Source data:
━━━━━━━━━━━━━━━━━━━━━━━━━━━━━━

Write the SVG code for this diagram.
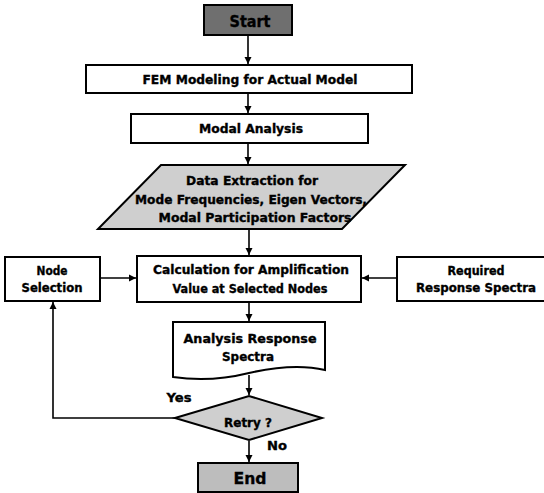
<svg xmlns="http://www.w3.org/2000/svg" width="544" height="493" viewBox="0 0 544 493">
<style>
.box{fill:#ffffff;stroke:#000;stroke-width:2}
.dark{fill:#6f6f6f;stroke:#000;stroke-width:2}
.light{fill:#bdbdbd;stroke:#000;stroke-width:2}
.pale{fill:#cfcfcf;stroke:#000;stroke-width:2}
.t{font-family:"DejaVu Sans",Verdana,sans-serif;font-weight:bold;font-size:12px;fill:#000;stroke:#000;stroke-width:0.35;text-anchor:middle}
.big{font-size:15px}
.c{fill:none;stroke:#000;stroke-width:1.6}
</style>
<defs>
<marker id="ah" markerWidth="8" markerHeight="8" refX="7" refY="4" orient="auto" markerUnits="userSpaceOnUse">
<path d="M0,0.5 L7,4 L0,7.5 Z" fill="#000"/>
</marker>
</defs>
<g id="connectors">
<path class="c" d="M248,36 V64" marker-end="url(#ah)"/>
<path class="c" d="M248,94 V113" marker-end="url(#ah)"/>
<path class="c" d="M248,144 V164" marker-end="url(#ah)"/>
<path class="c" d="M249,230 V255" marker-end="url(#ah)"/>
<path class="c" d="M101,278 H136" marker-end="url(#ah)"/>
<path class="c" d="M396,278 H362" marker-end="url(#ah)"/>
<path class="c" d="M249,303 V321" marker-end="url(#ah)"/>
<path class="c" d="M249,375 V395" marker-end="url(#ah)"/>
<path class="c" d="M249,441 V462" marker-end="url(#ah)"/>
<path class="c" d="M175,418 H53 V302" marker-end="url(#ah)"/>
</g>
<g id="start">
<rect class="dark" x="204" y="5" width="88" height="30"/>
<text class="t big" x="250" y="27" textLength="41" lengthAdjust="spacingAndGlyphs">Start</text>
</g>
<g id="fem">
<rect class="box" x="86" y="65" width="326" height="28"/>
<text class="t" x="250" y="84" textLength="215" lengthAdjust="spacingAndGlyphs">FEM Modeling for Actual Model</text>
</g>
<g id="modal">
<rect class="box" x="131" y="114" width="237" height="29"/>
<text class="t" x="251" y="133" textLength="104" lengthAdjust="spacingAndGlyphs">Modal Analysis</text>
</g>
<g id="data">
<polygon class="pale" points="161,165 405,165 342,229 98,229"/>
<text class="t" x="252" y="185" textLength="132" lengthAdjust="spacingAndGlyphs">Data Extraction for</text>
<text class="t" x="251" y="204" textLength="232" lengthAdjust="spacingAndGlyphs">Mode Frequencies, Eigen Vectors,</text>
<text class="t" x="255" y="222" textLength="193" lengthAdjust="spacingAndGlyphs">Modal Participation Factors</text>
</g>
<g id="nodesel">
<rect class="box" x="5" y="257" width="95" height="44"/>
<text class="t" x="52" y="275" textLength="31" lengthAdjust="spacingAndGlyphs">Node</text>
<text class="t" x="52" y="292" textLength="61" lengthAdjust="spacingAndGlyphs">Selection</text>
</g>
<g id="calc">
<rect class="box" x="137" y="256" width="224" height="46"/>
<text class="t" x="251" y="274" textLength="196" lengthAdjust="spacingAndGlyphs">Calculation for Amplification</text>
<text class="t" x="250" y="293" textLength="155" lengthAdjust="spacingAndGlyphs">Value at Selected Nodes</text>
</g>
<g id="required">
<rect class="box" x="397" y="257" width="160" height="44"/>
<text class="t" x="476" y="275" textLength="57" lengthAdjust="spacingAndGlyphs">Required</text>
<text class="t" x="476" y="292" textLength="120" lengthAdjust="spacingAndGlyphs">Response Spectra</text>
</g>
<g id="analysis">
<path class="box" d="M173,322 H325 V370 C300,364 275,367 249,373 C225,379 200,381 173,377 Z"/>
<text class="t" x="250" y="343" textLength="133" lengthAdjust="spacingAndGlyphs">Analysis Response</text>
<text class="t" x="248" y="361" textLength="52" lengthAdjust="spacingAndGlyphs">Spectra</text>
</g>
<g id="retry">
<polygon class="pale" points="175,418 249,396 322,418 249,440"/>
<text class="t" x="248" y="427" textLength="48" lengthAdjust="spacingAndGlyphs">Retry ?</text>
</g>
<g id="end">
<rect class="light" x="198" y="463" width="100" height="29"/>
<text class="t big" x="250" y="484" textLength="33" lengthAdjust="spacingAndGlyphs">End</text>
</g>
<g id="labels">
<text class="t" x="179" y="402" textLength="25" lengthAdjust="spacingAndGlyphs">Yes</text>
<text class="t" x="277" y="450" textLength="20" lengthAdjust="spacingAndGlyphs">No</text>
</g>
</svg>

━━━━━━━━━━━━━━━━━━━━━━━━━━━━━━

Directions for this task: Copy each line above precisely, dropping the pictures.

Result of the exercise:
Write the SVG code for this diagram.
<svg xmlns="http://www.w3.org/2000/svg" width="544" height="493" viewBox="0 0 544 493">
<style>
.box{fill:#ffffff;stroke:#000;stroke-width:2}
.dark{fill:#6f6f6f;stroke:#000;stroke-width:2}
.light{fill:#bdbdbd;stroke:#000;stroke-width:2}
.pale{fill:#cfcfcf;stroke:#000;stroke-width:2}
.t{font-family:"DejaVu Sans",Verdana,sans-serif;font-weight:bold;font-size:12px;fill:#000;stroke:#000;stroke-width:0.35;text-anchor:middle}
.big{font-size:15px}
.c{fill:none;stroke:#000;stroke-width:1.6}
</style>
<defs>
<marker id="ah" markerWidth="8" markerHeight="8" refX="7" refY="4" orient="auto" markerUnits="userSpaceOnUse">
<path d="M0,0.5 L7,4 L0,7.5 Z" fill="#000"/>
</marker>
</defs>
<g id="connectors">
<path class="c" d="M248,36 V64" marker-end="url(#ah)"/>
<path class="c" d="M248,94 V113" marker-end="url(#ah)"/>
<path class="c" d="M248,144 V164" marker-end="url(#ah)"/>
<path class="c" d="M249,230 V255" marker-end="url(#ah)"/>
<path class="c" d="M101,278 H136" marker-end="url(#ah)"/>
<path class="c" d="M396,278 H362" marker-end="url(#ah)"/>
<path class="c" d="M249,303 V321" marker-end="url(#ah)"/>
<path class="c" d="M249,375 V395" marker-end="url(#ah)"/>
<path class="c" d="M249,441 V462" marker-end="url(#ah)"/>
<path class="c" d="M175,418 H53 V302" marker-end="url(#ah)"/>
</g>
<g id="start">
<rect class="dark" x="204" y="5" width="88" height="30"/>
<text class="t big" x="250" y="27" textLength="41" lengthAdjust="spacingAndGlyphs">Start</text>
</g>
<g id="fem">
<rect class="box" x="86" y="65" width="326" height="28"/>
<text class="t" x="250" y="84" textLength="215" lengthAdjust="spacingAndGlyphs">FEM Modeling for Actual Model</text>
</g>
<g id="modal">
<rect class="box" x="131" y="114" width="237" height="29"/>
<text class="t" x="251" y="133" textLength="104" lengthAdjust="spacingAndGlyphs">Modal Analysis</text>
</g>
<g id="data">
<polygon class="pale" points="161,165 405,165 342,229 98,229"/>
<text class="t" x="252" y="185" textLength="132" lengthAdjust="spacingAndGlyphs">Data Extraction for</text>
<text class="t" x="251" y="204" textLength="232" lengthAdjust="spacingAndGlyphs">Mode Frequencies, Eigen Vectors,</text>
<text class="t" x="255" y="222" textLength="193" lengthAdjust="spacingAndGlyphs">Modal Participation Factors</text>
</g>
<g id="nodesel">
<rect class="box" x="5" y="257" width="95" height="44"/>
<text class="t" x="52" y="275" textLength="31" lengthAdjust="spacingAndGlyphs">Node</text>
<text class="t" x="52" y="292" textLength="61" lengthAdjust="spacingAndGlyphs">Selection</text>
</g>
<g id="calc">
<rect class="box" x="137" y="256" width="224" height="46"/>
<text class="t" x="251" y="274" textLength="196" lengthAdjust="spacingAndGlyphs">Calculation for Amplification</text>
<text class="t" x="250" y="293" textLength="155" lengthAdjust="spacingAndGlyphs">Value at Selected Nodes</text>
</g>
<g id="required">
<rect class="box" x="397" y="257" width="160" height="44"/>
<text class="t" x="476" y="275" textLength="57" lengthAdjust="spacingAndGlyphs">Required</text>
<text class="t" x="476" y="292" textLength="120" lengthAdjust="spacingAndGlyphs">Response Spectra</text>
</g>
<g id="analysis">
<path class="box" d="M173,322 H325 V370 C300,364 275,367 249,373 C225,379 200,381 173,377 Z"/>
<text class="t" x="250" y="343" textLength="133" lengthAdjust="spacingAndGlyphs">Analysis Response</text>
<text class="t" x="248" y="361" textLength="52" lengthAdjust="spacingAndGlyphs">Spectra</text>
</g>
<g id="retry">
<polygon class="pale" points="175,418 249,396 322,418 249,440"/>
<text class="t" x="248" y="427" textLength="48" lengthAdjust="spacingAndGlyphs">Retry ?</text>
</g>
<g id="end">
<rect class="light" x="198" y="463" width="100" height="29"/>
<text class="t big" x="250" y="484" textLength="33" lengthAdjust="spacingAndGlyphs">End</text>
</g>
<g id="labels">
<text class="t" x="179" y="402" textLength="25" lengthAdjust="spacingAndGlyphs">Yes</text>
<text class="t" x="277" y="450" textLength="20" lengthAdjust="spacingAndGlyphs">No</text>
</g>
</svg>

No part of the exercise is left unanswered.